According to new research from Park Associates, nearly half of all thermostats sold in 2015 will be smart thermostats. Of the 10,000,000 thermostats sold in 2015, over 4,000,000 will be smart thermostats that can be controlled remotely.
20% of the broadband households surveyed by Parks said they are likely to switch energy providers to one that offers energy and monitoring services.
Utility companies are starting to leverage data from smart thermostats to become more efficient in their demand-response offerings. According to Nest CEO Tony Fadell, Nest receives $30-$50 per year per thermostat from utility companies for those customers who opt-in to their utilities demand-response program.

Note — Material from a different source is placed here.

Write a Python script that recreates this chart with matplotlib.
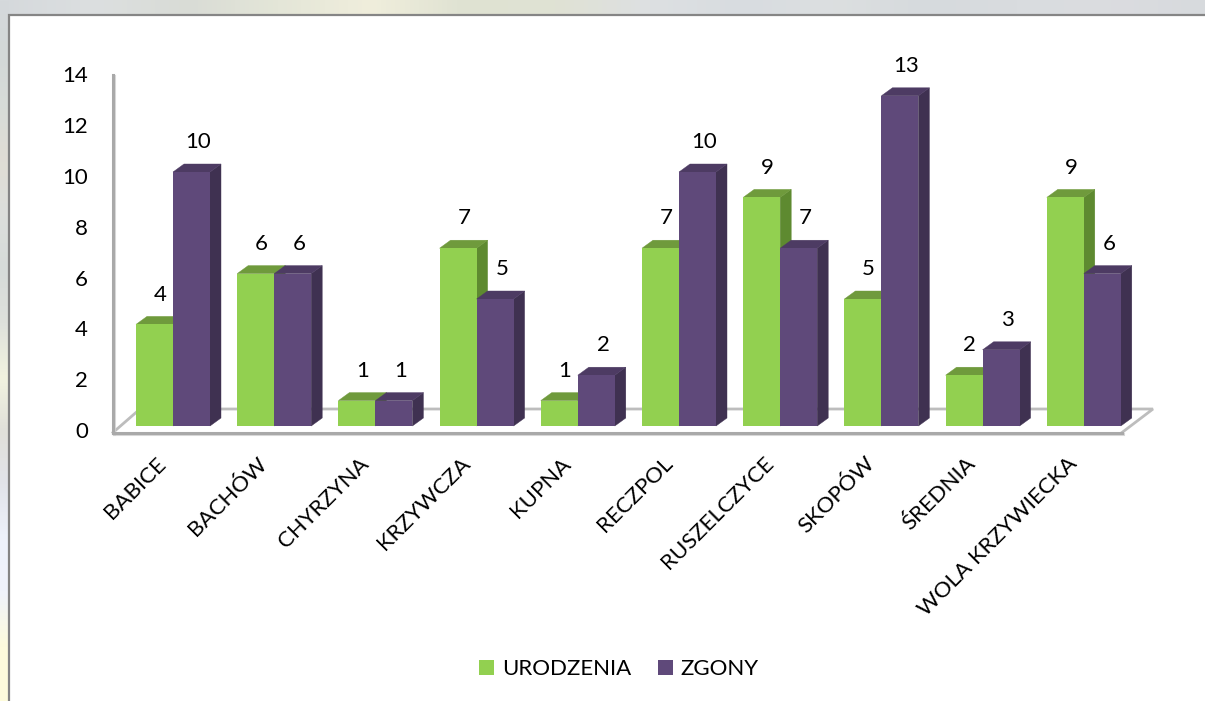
import numpy as np
import matplotlib
matplotlib.use("Agg")
import matplotlib.pyplot as plt
import matplotlib.patheffects as pe
from matplotlib.patches import Polygon, Rectangle, Patch
from matplotlib.colors import LinearSegmentedColormap, to_rgb
from matplotlib.transforms import ScaledTranslation

plt.rcParams["font.family"] = ["Lato", "DejaVu Sans"]

categories = ["BABICE", "BACHÓW", "CHYRZYNA", "KRZYWCZA", "KUPNA", "RECZPOL",
              "RUSZELCZYCE", "SKOPÓW", "ŚREDNIA", "WOLA KRZYWIECKA"]
urodzenia = [4, 6, 1, 7, 1, 7, 9, 5, 2, 9]
zgony = [10, 6, 1, 5, 2, 10, 7, 13, 3, 6]
y_ticks = [0, 2, 4, 6, 8, 10, 12, 14]

# backdrop photo behind the chart panel, only the edges show
top_strip = ["#d5d9dc", "#dcdfe0", "#d9dcd6", "#e4e6d8", "#f0eedc", "#dfe2d2", "#e0e2d4", "#dde0e2",
             "#d8dce0", "#dcdfe0", "#d6dadd", "#d9dcdf", "#dbdce0", "#d7dadd"]
left_strip = ["#d5d9dc", "#d3d8d8", "#d8dcd8", "#e0ddd5", "#dcdfdc", "#d6dbd9", "#dfe1dc", "#f2f3e0",
              "#e0e0da", "#e2e4ea", "#eef2fb", "#f0f3fb", "#fdfbdc", "#fefcdc"]

GREEN = ("#92d050", "#6f9a3c", "#5e8a30")
PURPLE = ("#5f497a", "#4d3b63", "#3f3151")
AXIS_GREY = "#a9a9a9"
FS = 16

W, H = 1205, 701
PX_X, PX_Y = 101.2, 25.4   # pixels per category / per unit
X0, Y0 = 173, 426          # pixel of category 0 and of value 0
AX_L, AX_R, AX_T, AX_B = 113, 1153, 50, 432.5
BAR_W = 37 / PX_X
DX, DY = 11 / PX_X, 8 / PX_Y

fig = plt.figure(figsize=(W / 100, H / 100), dpi=100)

# backdrop
bg = fig.add_axes([0, 0, 1, 1], zorder=0)
bg.axis("off")
cm_top = LinearSegmentedColormap.from_list("top", [to_rgb(c) for c in top_strip])
cm_left = LinearSegmentedColormap.from_list("left", [to_rgb(c) for c in left_strip])
bg.imshow(np.linspace(0, 1, 256)[None, :], cmap=cm_top, extent=(0, W, 16, 0), aspect="auto")
bg.imshow(np.linspace(0, 1, 256)[:, None], cmap=cm_left, extent=(0, 9, H, 0), aspect="auto")
bg.set_xlim(0, W)
bg.set_ylim(H, 0)
bg.add_patch(Rectangle((8.5, 14.5), W, H, fc="white", ec="#858585", lw=1.6))

ax = fig.add_axes([AX_L / W, 1 - AX_B / H, (AX_R - AX_L) / W, (AX_B - AX_T) / H], zorder=1)
ax.patch.set_alpha(0)
ax.set_xlim((AX_L - X0) / PX_X, (AX_R - X0) / PX_X)
ax.set_ylim((Y0 - AX_B) / PX_Y, (Y0 - AX_T) / PX_Y)

shadow = [pe.SimpleLineShadow(offset=(1, -1), shadow_color="#d0d0d0", alpha=0.8), pe.Normal()]
for s in ["top", "right"]:
    ax.spines[s].set_visible(False)
for s in ["left", "bottom"]:
    ax.spines[s].set_color(AXIS_GREY)
    ax.spines[s].set_linewidth(2.2)
    ax.spines[s].set_path_effects(shadow)
ax.spines["left"].set_bounds((Y0 - AX_B) / PX_Y, (Y0 - 75) / PX_Y)
ax.spines["bottom"].set_bounds((AX_L - X0) / PX_X, (1122 - X0) / PX_X)

# floor of the 3d box
y_front = (Y0 - AX_B) / PX_Y
y_back = (Y0 - 409) / PX_Y
x_back_l = (140 - X0) / PX_X
x_back_r = (AX_R - X0) / PX_X
x_l, x_r = (AX_L - X0) / PX_X, (1122 - X0) / PX_X
ax.plot([x_l, x_back_l, x_back_r, x_r], [y_front, y_back, y_back, y_front],
        color="#bdbdbd", lw=2.0, zorder=1, clip_on=False, solid_joinstyle="miter")


def bar3d(x, v, cols):
    front, top, side = cols
    ax.add_patch(Polygon([(x + BAR_W, 0), (x + BAR_W + DX, DY), (x + BAR_W + DX, v + DY), (x + BAR_W, v)],
                         fc=side, ec=side, lw=0.3, zorder=2))
    ax.add_patch(Polygon([(x, v), (x + DX, v + DY), (x + BAR_W + DX, v + DY), (x + BAR_W, v)],
                         fc=top, ec=top, lw=0.3, zorder=2))
    ax.bar(x, v, BAR_W, align="edge", color=front, zorder=2)


for i, (u, z) in enumerate(zip(urodzenia, zgony)):
    bar3d(i - BAR_W, u, GREEN)
    bar3d(i, z, PURPLE)
    ax.annotate(str(u), (i - BAR_W / 2, u), xytext=(4.2, 21.5), textcoords="offset points",
                ha="center", va="center", fontsize=FS, color="black", zorder=4)
    ax.annotate(str(z), (i + BAR_W / 2, z), xytext=(4.8, 21.5), textcoords="offset points",
                ha="center", va="center", fontsize=FS, color="black", zorder=4)

ax.set_yticks(y_ticks)
ax.set_yticklabels([str(v) for v in y_ticks])
ax.tick_params(axis="y", length=0, pad=18, labelsize=FS)
for t in ax.get_yticklabels():
    t.set_transform(t.get_transform() + ScaledTranslation(0, -0.04, fig.dpi_scale_trans))

ax.set_xticks(range(len(categories)))
ax.set_xticklabels(categories, rotation=45, ha="right", rotation_mode="anchor")
ax.tick_params(axis="x", length=0, pad=15, labelsize=FS)
for t in ax.get_xticklabels():
    t.set_transform(t.get_transform() + ScaledTranslation(-0.17, 0, fig.dpi_scale_trans))

handles = [Patch(fc=GREEN[0], label="URODZENIA"), Patch(fc=PURPLE[0], label="ZGONY")]
fig.legend(handles=handles, loc="center", bbox_to_anchor=(619 / W, 1 - 669 / H), ncol=2, frameon=False,
           fontsize=FS, handlelength=0.68, handleheight=0.68, handletextpad=0.35, columnspacing=1.2,
           borderpad=0, borderaxespad=0)

fig.savefig("out.png", dpi=100)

Most of the sales of these smart thermostats are coming from traditional retail channels like home depot and others but the trend of retail sales will be moving towards new channels like Amazon, vertical HAaaS (Home Automation as a Service) channels like Remotely and utility marketplaces like Simple Energy.
Boulder based company Simple Energy works with utility companies to power their energy savings marketplace and empower consumers to save energy through smart thermostats and appliances. In some cases, qualified residents can get a $50 rebate on select thermostats.
“Many utilities have promoted smart thermostats as part of their home energy management initiatives…” said Tom Kerber, Director, Research, Home Controls & Energy, Parks Associates. “Energy providers have the opportunity to monetize the mountain of data derived from both smart meters and smart devices.”